A Case-Based Reasoning Framework Augmented with Causal Graph Bayesian Networks for Multi-Hazard Assessment of Earthquake Impacts

Earthquakes often lead to significant secondary hazards such as landslides, liquefaction, and aftershocks, which in turn cause great damage to buildings and seriously jeopardize socio-ecological welfare. The prevailing models for post-earthquake damage assessment predominantly utilize deep learning methods and InSAR-based Damage Proxy Maps. However, these approaches require data of high quality, with both multi-temporal and spatiotemporal resolution, and are heavily reliant on supervised learning, limiting their applicability on a broader scale. This paper presents a Case-Based Reasoning Framework Augmented with Causal Graph Bayesian Networks for Multi-Hazard Impact Assessment.
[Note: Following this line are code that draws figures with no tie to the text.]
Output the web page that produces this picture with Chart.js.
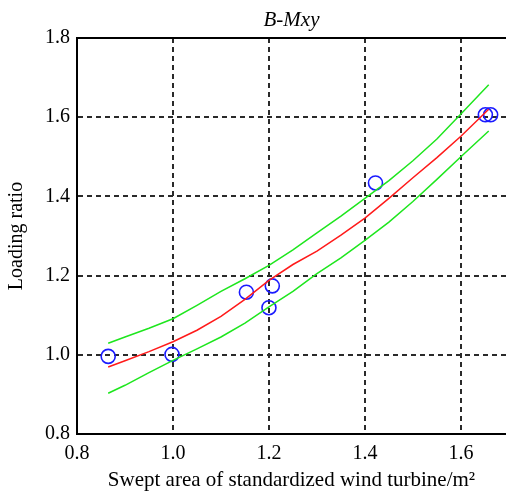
<!DOCTYPE html>
<html lang="en">
<head>
  <meta charset="UTF-8">
  <title>B-Mxy</title>
  <script src="https://cdn.jsdelivr.net/npm/chart.js"></script>
  <style>
    body {
      margin: 0;
      padding: 0;
      background-color: #fff;
    }
    .wrap {
      width: 506px;
      height: 493px;
      position: relative;
    }
  </style>
</head>
<body>
  <div class="wrap">
    <canvas id="grafico"></canvas>
  </div>

  <script>
    // Measured points (blue circles)
    const puntosX = [0.865, 0.998, 1.153, 1.207, 1.200, 1.422, 1.651, 1.662];
    const puntosY = [0.996, 1.001, 1.158, 1.174, 1.119, 1.434, 1.606, 1.606];

    // Fitted curve and confidence band
    const ajusteX = [0.865, 0.9, 0.95, 1.0, 1.05, 1.1, 1.15, 1.2, 1.25, 1.3, 1.35, 1.4, 1.45, 1.5, 1.55, 1.6, 1.658];
    const ajusteY = [0.969, 0.985, 1.008, 1.033, 1.062, 1.097, 1.140, 1.188, 1.228, 1.262, 1.302, 1.345, 1.395, 1.447, 1.498, 1.552, 1.620];
    const superiorY = [1.029, 1.045, 1.067, 1.091, 1.125, 1.160, 1.192, 1.226, 1.265, 1.308, 1.350, 1.395, 1.440, 1.490, 1.545, 1.608, 1.682];
    const inferiorY = [0.903, 0.923, 0.955, 0.986, 1.015, 1.045, 1.080, 1.121, 1.160, 1.205, 1.245, 1.289, 1.335, 1.387, 1.443, 1.500, 1.565];

    const ticksX = [0.8, 1.0, 1.2, 1.4, 1.6];
    const ticksY = [0.8, 1.0, 1.2, 1.4, 1.6, 1.8];

    const aPuntos = (xs, ys) => xs.map((x, i) => ({ x: x, y: ys[i] }));

    const serif = 'Liberation Serif, Times New Roman, serif';

    const linea = (datos, color) => ({
      data: datos,
      showLine: true,
      borderColor: color,
      borderWidth: 1.5,
      pointRadius: 0,
      tension: 0,
      fill: false
    });

    new Chart(document.getElementById('grafico'), {
      type: 'scatter',
      data: {
        datasets: [
          linea(aPuntos(ajusteX, superiorY), '#1ee61e'),
          linea(aPuntos(ajusteX, inferiorY), '#1ee61e'),
          linea(aPuntos(ajusteX, ajusteY), '#ff1a1a'),
          {
            data: aPuntos(puntosX, puntosY),
            pointRadius: 7,
            pointBorderWidth: 1.6,
            pointBorderColor: '#1a1aff',
            pointBackgroundColor: 'rgba(0,0,0,0)',
            showLine: false
          }
        ]
      },
      options: {
        responsive: true,
        maintainAspectRatio: false,
        animation: false,
        // sin autoPadding: los círculos grandes encogían el área del gráfico
        layout: { padding: 0, autoPadding: false },
        plugins: {
          legend: { display: false },
          tooltip: { enabled: false }
        },
        scales: {
          x: {
            type: 'linear',
            min: 0.8,
            max: 1.694,
            afterBuildTicks: s => { s.ticks = ticksX.map(v => ({ value: v })); },
            afterFit: s => { s.height = 59; s.paddingLeft = 0; s.paddingRight = 0; },
            ticks: {
              color: '#000',
              padding: 8,
              font: { family: serif, size: 20 },
              callback: v => v.toFixed(1)
            },
            grid: { color: '#2a2a2a', lineWidth: 2, drawTicks: false },
            border: { color: '#000', width: 2, dash: [5, 4] },
            title: {
              display: true,
              text: 'Swept area of standardized wind turbine/m²',
              color: '#000',
              font: { family: serif, size: 21 },
              padding: { top: 0, bottom: 0 }
            }
          },
          // eje superior: solo el borde del marco y el título
          x2: {
            type: 'linear',
            position: 'top',
            min: 0.8,
            max: 1.694,
            afterFit: s => { s.height = 38; s.paddingLeft = 0; s.paddingRight = 0; },
            ticks: { display: false },
            grid: { display: false, drawTicks: false },
            border: { display: true, color: '#000', width: 2 },
            title: {
              display: true,
              text: 'B-Mxy',
              color: '#000',
              font: { family: serif, size: 21, style: 'italic' },
              padding: { top: 8, bottom: 0 }
            }
          },
          y: {
            type: 'linear',
            min: 0.8,
            max: 1.8,
            afterBuildTicks: s => { s.ticks = ticksY.map(v => ({ value: v })); },
            afterFit: s => { s.width = 77; },
            ticks: {
              color: '#000',
              padding: 7,
              font: { family: serif, size: 20 },
              callback: v => v.toFixed(1)
            },
            grid: { color: '#2a2a2a', lineWidth: 2, drawTicks: false },
            border: { color: '#000', width: 2, dash: [5, 4] },
            title: {
              display: true,
              text: 'Loading ratio',
              color: '#000',
              font: { family: serif, size: 20 },
              padding: { top: 5, bottom: 0 }
            }
          }
        }
      }
    });
  </script>
</body>
</html>
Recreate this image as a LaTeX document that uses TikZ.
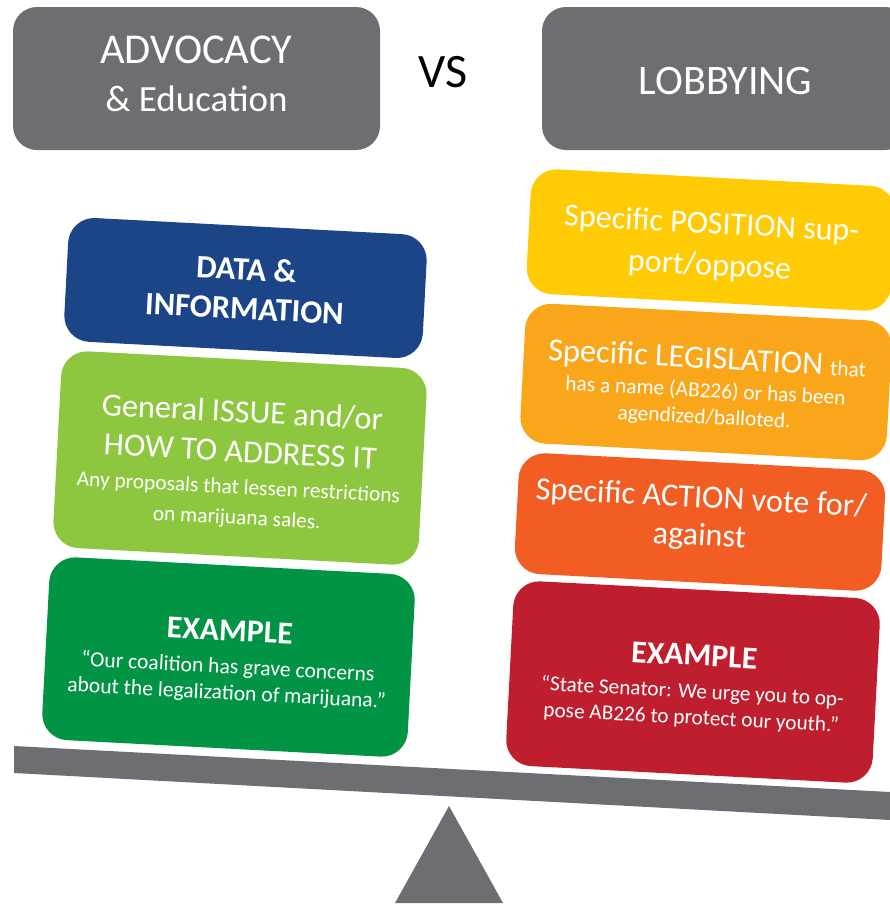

This method demonstrates strong adaptability to noisy data, making it an innovative tool in the field of earthquake damage estimation. We applied this framework to analyze the catastrophic earthquakes that struck Turkey and Japan in 2023 and 2024, respectively, using them as bases for our case-based reasoning process. For the Turkey case, our model achieved a precision of 99.9%, a recall of 40.2%, and an F1 score of 57.4% in detecting landslides—significantly surpassing the performance of the USGS a priori model. In detecting liquefaction, the model showed a recall of 95.9% and an F1 score of 70.6%, both substantial improvements over the preliminary model. For the 2024 Noto Peninsula earthquake, our method enhanced the Area Under the Curve (AUC) index from 0.73 to 0.77, further validating the effectiveness of our approach. This study offers a highly precise, scalable, and unsupervised learning method for estimating earthquake disaster damage, providing a valuable asset for optimizing post-disaster resource allocation, reducing economic losses and accurately repairing the environment.